The soaps goddess understands
Dear Billy Abbott:
I have been sprinkling my soap goddess dust around you in order to reach out to you for so long, I can't even tell you. It is almost like you have a soaps celestial duster in your back pocket or something, but I feel hopeless that I have not been able to reach you. Those of us residing in the soaps god/goddess garden have realized that you and new Mac were never going to be as much fun as you and old Mac. While all those Genoa City mortals you hang out with thought new Mac was going to be your saving grace, we were all rooting up here in the starlit sky that you would somehow end up with Chloe. The chemistry between you and Chloe was through the clouds as we say in my neck of the universe.
That said Mr. Abbott, I simply want to tell you your restless style has been amusing to say the least since new Mac dumped you in order to save the world by playing surrogate mother for Lily and Cane. You seriously need to get over this however. In the god/goddess celestial media room we sat with our high definition crystal balls and our cloud like popcorn, we watched you down more than a few shots at that dive bar shortly after new Mac dumped you.
A song that reminded you of how much you loved her played on the juke box and you reacted as if your blood pressure was going through the roof. Just some wisdom from the wise one.
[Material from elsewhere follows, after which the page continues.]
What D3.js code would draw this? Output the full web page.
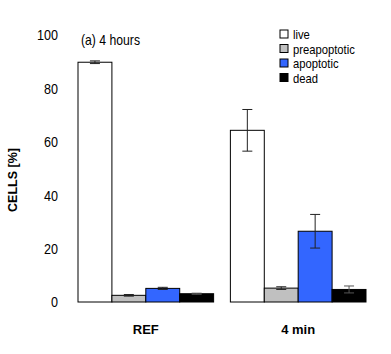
<!DOCTYPE html>
<html>
<head>
<meta charset="utf-8">
<script src="https://cdn.jsdelivr.net/npm/d3@7"></script>
<style>
  body { margin: 0; background: #fff; }
  svg { display: block; }
  .narrow { font-family: "Liberation Sans", Arial, sans-serif; }
  .bold { font-family: "Liberation Sans", Arial, sans-serif; font-weight: bold; }
</style>
</head>
<body>
<div class="canvas"></div>
<script>
// data
const groups = ['REF', '4 min'];
const series = ['live', 'preapoptotic', 'apoptotic', 'dead'];
const colors = ['#ffffff', '#c0c0c0', '#3366ff', '#000000'];
const refValues = [89.8, 2.5, 5.1, 3.1];
const refErrors = [0.5, 0.3, 0.4, 0.2];
const minValues = [64.3, 5.2, 26.5, 4.7];
const minErrors = [7.8, 0.5, 6.3, 1.3];
const yTicks = [0, 20, 40, 60, 80, 100];

const rows = [];
groups.forEach((g, gi) => {
  const vals = gi === 0 ? refValues : minValues;
  const errs = gi === 0 ? refErrors : minErrors;
  series.forEach((s, si) => rows.push({ group: g, series: s, value: vals[si], err: errs[si] }));
});

const width = 391, height = 354;
const svg = d3.select('.canvas')
  .append('svg')
  .attr('width', width)
  .attr('height', height);

svg.append('rect').attr('width', width).attr('height', height).attr('fill', '#fff');

// scales
const x0 = d3.scaleBand().domain(groups).range([78, 366]).paddingInner(0.11);
const x1 = d3.scaleBand().domain(series).range([0, x0.bandwidth()]);
const y = d3.scaleLinear().domain([0, 100]).range([302, 35]);
const color = d3.scaleOrdinal().domain(series).range(colors);

// y axis (labels only)
const yAxis = d3.axisLeft(y).tickValues(yTicks).tickSize(0).tickPadding(0);
const yAxisGroup = svg.append('g')
  .attr('transform', 'translate(58,0)')
  .call(yAxis);
yAxisGroup.select('.domain').remove();
yAxisGroup.selectAll('text')
  .attr('class', 'narrow')
  .attr('font-size', 15)
  .attr('fill', '#000')
  .attr('transform', 'scale(0.84,1)');

// x axis (group labels)
const xAxis = d3.axisBottom(x0).tickSize(0).tickPadding(0);
const xAxisGroup = svg.append('g')
  .attr('transform', 'translate(0,325)')
  .call(xAxis);
xAxisGroup.select('.domain').remove();
xAxisGroup.selectAll('text')
  .attr('class', 'bold')
  .attr('font-size', 13)
  .attr('fill', '#000');

// y label
svg.append('text')
  .attr('class', 'bold')
  .attr('transform', 'translate(17,180) rotate(-90)')
  .attr('text-anchor', 'middle')
  .attr('font-size', 12.5)
  .text('CELLS [%]');

// title
svg.append('text')
  .attr('class', 'narrow')
  .attr('x', 81)
  .attr('y', 45)
  .attr('font-size', 15)
  .attr('textLength', 59)
  .attr('lengthAdjust', 'spacingAndGlyphs')
  .text('(a) 4 hours');

// bars
const graph = svg.append('g');
graph.selectAll('rect.bar')
  .data(rows)
  .enter()
  .append('rect')
  .attr('class', 'bar')
  .attr('x', d => x0(d.group) + x1(d.series))
  .attr('y', d => y(d.value))
  .attr('width', x1.bandwidth())
  .attr('height', d => y(0) - y(d.value))
  .attr('fill', d => color(d.series))
  .attr('stroke', '#000')
  .attr('stroke-width', 1);

// error bars
const errG = graph.selectAll('g.err')
  .data(rows)
  .enter()
  .append('g')
  .attr('class', 'err')
  .attr('stroke', d => d.series === 'dead' ? '#555' : '#222')
  .attr('stroke-width', 1);
const cx = d => x0(d.group) + x1(d.series) + x1.bandwidth() / 2;
errG.append('line')
  .attr('x1', cx).attr('x2', cx)
  .attr('y1', d => y(d.value + d.err)).attr('y2', d => y(d.value - d.err));
errG.append('line')
  .attr('x1', d => cx(d) - 5).attr('x2', d => cx(d) + 5)
  .attr('y1', d => y(d.value + d.err)).attr('y2', d => y(d.value + d.err));
errG.append('line')
  .attr('x1', d => cx(d) - 5).attr('x2', d => cx(d) + 5)
  .attr('y1', d => y(d.value - d.err)).attr('y2', d => y(d.value - d.err));

// legend
const legend = svg.append('g').attr('transform', 'translate(280,30)');
const items = legend.selectAll('g')
  .data(series)
  .enter()
  .append('g')
  .attr('transform', (d, i) => `translate(0,${i * 14.5})`);
items.append('rect')
  .attr('width', 8).attr('height', 8)
  .attr('fill', d => color(d))
  .attr('stroke', '#000');
items.append('text')
  .attr('class', 'narrow')
  .attr('x', 13)
  .attr('y', 9)
  .attr('font-size', 12.5)
  .attr('transform', 'translate(13,0) scale(0.9,1) translate(-13,0)')
  .text(d => d);
</script>
</body>
</html>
The next time you don't want to listen to some musical artist crooning out a tune that triggers a painful memory just pull the plug on the machine as opposed to kicking the crap out of it. Got it?
The pain is real now, but it will fade. I am sure of this. Chloe adored you, but she took a 'chance' of her own by moving on with her love life--no pun intended. In all honesty, I do understand your pain. At this point, you must feel as though everyone has hung you out to dry but you need to know I am with you. New Mac was simply not your style and she never allowed you to truly be who you were. Your brother Jack, despite his own bad boy past has become intensely judgmental only because he can't stand the thought that he could never measure up to his dad. You lost the one piece left of Colleen to the mustache monster and nobody understood what you were going through.
I understand Billy and can only advise you to trade in the Mac for a PIC (politically incorrect chick) like Chloe. Well that might have been a stretch, but hopefully you get my celestial drift.
The bottom line Billy is that this is the right thing for you to be chick free for a moment or two. Mac truly believes you are a loser while so many people who love believe she is a snoozer, so just go seize your passion, be yourself and if Chloe is not in the cards for you and you are interested in a cougar soaps goddess, drop a reply in the comments section below.
Hang in there and know I am thinking of you. I have to go now, sink into my cloud recliner, tune into my amazing crystal ball and catch your act today in Genoa City. Remember always, you never know where the soap goddess cougar dust will settle.